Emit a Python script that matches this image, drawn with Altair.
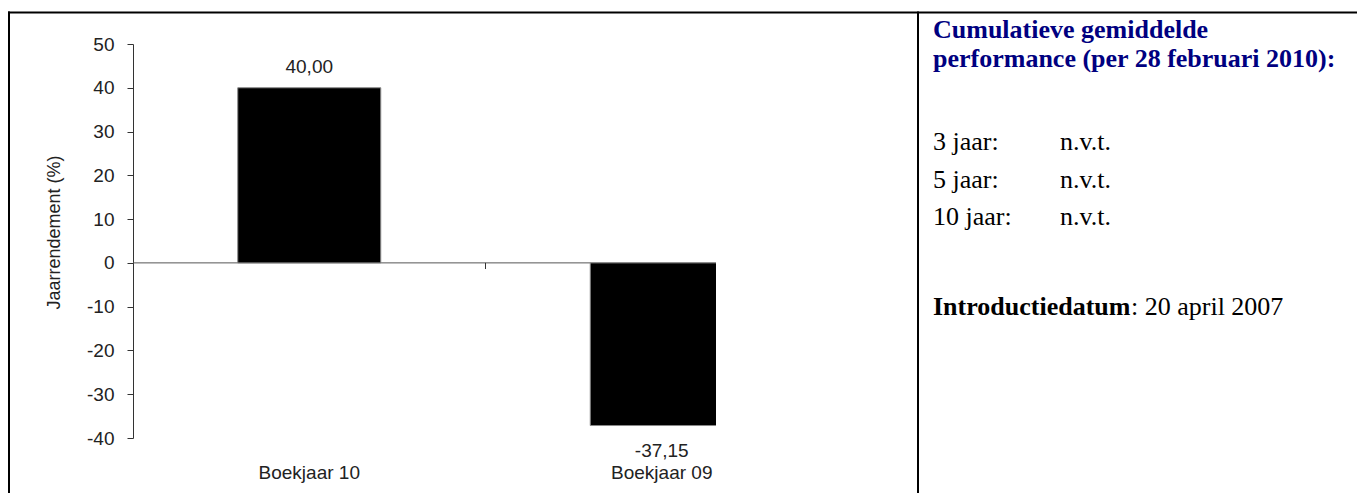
import altair as alt
import pandas as pd

# ---- data ----
categories = ["Boekjaar 10", "Boekjaar 09"]
values = [40.00, -37.15]
value_labels = [f"{v:.2f}".replace(".", ",") for v in values]
y_ticks = [-40, -30, -20, -10, 0, 10, 20, 30, 40, 50]
y_title = "Jaarrendement (%)"

panel_title = ["Cumulatieve gemiddelde", "performance (per 28 februari 2010):"]
period_names = ["3 jaar:", "5 jaar:", "10 jaar:"]
period_values = ["n.v.t.", "n.v.t.", "n.v.t."]
intro_label = "Introductiedatum"
intro_value = ": 20 april 2007"

df = pd.DataFrame({"cat": categories, "value": values, "label": value_labels})

W, H = 583, 394
SANS = "Liberation Sans"
SERIF = "Liberation Serif"
INK = "#222222"

x_enc = alt.X(
    "cat:N",
    sort=categories,
    scale=alt.Scale(domain=categories, range=[0, 705], paddingInner=0, paddingOuter=0),
    axis=alt.Axis(
        title=None, domain=False, ticks=False, labelAngle=0, labelPadding=25,
        labelFont=SANS, labelFontSize=19, labelColor=INK,
    ),
)
y_scale = alt.Scale(domain=[-40, 50], nice=False, zero=False)
y_enc = alt.Y(
    "value:Q",
    scale=y_scale,
    axis=alt.Axis(
        title=y_title, values=y_ticks, grid=False, tickSize=6, labelPadding=13,
        labelExpr="'' + datum.value",
        domainColor="#333333", tickColor="#333333",
        labelFont=SANS, labelFontSize=19, labelColor=INK,
        titleFont=SANS, titleFontSize=18, titleFontWeight="normal", titleColor=INK,
        titleX=-79, titleY=188, titleAlign="center", titleBaseline="middle", titleAngle=-90,
    ),
)

one = pd.DataFrame({"k": [0]})

zero_line = alt.Chart(one).mark_rule(color="#555555", strokeWidth=1).encode(
    y=alt.datum(0, scale=y_scale), x=alt.value(0), x2=alt.value(W)
)

bars = alt.Chart(df).mark_bar(size=143, color="black", stroke="#888888", strokeWidth=1, clip=True).encode(
    x=x_enc, y=y_enc
)

mid_tick = alt.Chart(df).transform_filter(alt.datum.cat == categories[1]).mark_rule(
    color="#333333", strokeWidth=1
).encode(
    x=alt.X("cat:N", sort=categories, bandPosition=0),
    y=alt.datum(0),
    y2=alt.datum(-1.4),
)

pos_labels = alt.Chart(df).transform_filter(alt.datum.value >= 0).mark_text(
    font=SANS, fontSize=19, color=INK, baseline="middle", dy=-21
).encode(x=alt.X("cat:N", sort=categories), y="value:Q", text="label:N")

neg_labels = alt.Chart(df).transform_filter(alt.datum.value < 0).mark_text(
    font=SANS, fontSize=19, color=INK, baseline="middle", dy=25
).encode(x=alt.X("cat:N", sort=categories), y="value:Q", text="label:N")


def txt(s, x, y, color="black", weight="normal", size=26):
    return alt.Chart(pd.DataFrame({"t": [s]})).mark_text(
        font=SERIF, fontSize=size, fontWeight=weight, color=color,
        align="left", baseline="alphabetic",
    ).encode(x=alt.value(x), y=alt.value(y), text="t:N")


panel = [
    txt(panel_title[0], 800, -6, color="#000080", weight="bold"),
    txt(panel_title[1], 800, 23, color="#000080", weight="bold"),
]
for i, (n, v) in enumerate(zip(period_names, period_values)):
    yy = [106, 144, 181][i]
    panel.append(txt(n, 800, yy))
    panel.append(txt(v, 927, yy))
panel.append(txt(intro_label, 800, 271, weight="bold"))
panel.append(txt(intro_value, 998, 271))


def hline(x1, x2, y):
    return alt.Chart(one).mark_rule(color="black", strokeWidth=2).encode(
        x=alt.value(x1), x2=alt.value(x2), y=alt.value(y)
    )


def vline(x, y1, y2):
    return alt.Chart(one).mark_rule(color="black", strokeWidth=2).encode(
        x=alt.value(x), y=alt.value(y1), y2=alt.value(y2)
    )


borders = [
    hline(-125, 1229, -31.5),
    vline(-124, -32.5, 470),
    vline(785, -32.5, 470),
    vline(1228, -32.5, 470),
]

chart = alt.layer(zero_line, bars, mid_tick, pos_labels, neg_labels, *panel, *borders).properties(
    width=W,
    height=H,
    padding={"left": 125, "top": 36, "right": 641, "bottom": 55},
    autosize=alt.AutoSizeParams(type="none"),
    background="white",
).configure_view(strokeWidth=0)

chart.save("out.html", embed_options={"renderer": "svg", "actions": False})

• Exercise task
Transcribe the listing in full and omit the pictures.

• Solution for this problem
Emit a Python script that matches this image, drawn with Altair.
import altair as alt
import pandas as pd

# ---- data ----
categories = ["Boekjaar 10", "Boekjaar 09"]
values = [40.00, -37.15]
value_labels = [f"{v:.2f}".replace(".", ",") for v in values]
y_ticks = [-40, -30, -20, -10, 0, 10, 20, 30, 40, 50]
y_title = "Jaarrendement (%)"

panel_title = ["Cumulatieve gemiddelde", "performance (per 28 februari 2010):"]
period_names = ["3 jaar:", "5 jaar:", "10 jaar:"]
period_values = ["n.v.t.", "n.v.t.", "n.v.t."]
intro_label = "Introductiedatum"
intro_value = ": 20 april 2007"

df = pd.DataFrame({"cat": categories, "value": values, "label": value_labels})

W, H = 583, 394
SANS = "Liberation Sans"
SERIF = "Liberation Serif"
INK = "#222222"

x_enc = alt.X(
    "cat:N",
    sort=categories,
    scale=alt.Scale(domain=categories, range=[0, 705], paddingInner=0, paddingOuter=0),
    axis=alt.Axis(
        title=None, domain=False, ticks=False, labelAngle=0, labelPadding=25,
        labelFont=SANS, labelFontSize=19, labelColor=INK,
    ),
)
y_scale = alt.Scale(domain=[-40, 50], nice=False, zero=False)
y_enc = alt.Y(
    "value:Q",
    scale=y_scale,
    axis=alt.Axis(
        title=y_title, values=y_ticks, grid=False, tickSize=6, labelPadding=13,
        labelExpr="'' + datum.value",
        domainColor="#333333", tickColor="#333333",
        labelFont=SANS, labelFontSize=19, labelColor=INK,
        titleFont=SANS, titleFontSize=18, titleFontWeight="normal", titleColor=INK,
        titleX=-79, titleY=188, titleAlign="center", titleBaseline="middle", titleAngle=-90,
    ),
)

one = pd.DataFrame({"k": [0]})

zero_line = alt.Chart(one).mark_rule(color="#555555", strokeWidth=1).encode(
    y=alt.datum(0, scale=y_scale), x=alt.value(0), x2=alt.value(W)
)

bars = alt.Chart(df).mark_bar(size=143, color="black", stroke="#888888", strokeWidth=1, clip=True).encode(
    x=x_enc, y=y_enc
)

mid_tick = alt.Chart(df).transform_filter(alt.datum.cat == categories[1]).mark_rule(
    color="#333333", strokeWidth=1
).encode(
    x=alt.X("cat:N", sort=categories, bandPosition=0),
    y=alt.datum(0),
    y2=alt.datum(-1.4),
)

pos_labels = alt.Chart(df).transform_filter(alt.datum.value >= 0).mark_text(
    font=SANS, fontSize=19, color=INK, baseline="middle", dy=-21
).encode(x=alt.X("cat:N", sort=categories), y="value:Q", text="label:N")

neg_labels = alt.Chart(df).transform_filter(alt.datum.value < 0).mark_text(
    font=SANS, fontSize=19, color=INK, baseline="middle", dy=25
).encode(x=alt.X("cat:N", sort=categories), y="value:Q", text="label:N")


def txt(s, x, y, color="black", weight="normal", size=26):
    return alt.Chart(pd.DataFrame({"t": [s]})).mark_text(
        font=SERIF, fontSize=size, fontWeight=weight, color=color,
        align="left", baseline="alphabetic",
    ).encode(x=alt.value(x), y=alt.value(y), text="t:N")


panel = [
    txt(panel_title[0], 800, -6, color="#000080", weight="bold"),
    txt(panel_title[1], 800, 23, color="#000080", weight="bold"),
]
for i, (n, v) in enumerate(zip(period_names, period_values)):
    yy = [106, 144, 181][i]
    panel.append(txt(n, 800, yy))
    panel.append(txt(v, 927, yy))
panel.append(txt(intro_label, 800, 271, weight="bold"))
panel.append(txt(intro_value, 998, 271))


def hline(x1, x2, y):
    return alt.Chart(one).mark_rule(color="black", strokeWidth=2).encode(
        x=alt.value(x1), x2=alt.value(x2), y=alt.value(y)
    )


def vline(x, y1, y2):
    return alt.Chart(one).mark_rule(color="black", strokeWidth=2).encode(
        x=alt.value(x), y=alt.value(y1), y2=alt.value(y2)
    )


borders = [
    hline(-125, 1229, -31.5),
    vline(-124, -32.5, 470),
    vline(785, -32.5, 470),
    vline(1228, -32.5, 470),
]

chart = alt.layer(zero_line, bars, mid_tick, pos_labels, neg_labels, *panel, *borders).properties(
    width=W,
    height=H,
    padding={"left": 125, "top": 36, "right": 641, "bottom": 55},
    autosize=alt.AutoSizeParams(type="none"),
    background="white",
).configure_view(strokeWidth=0)

chart.save("out.html", embed_options={"renderer": "svg", "actions": False})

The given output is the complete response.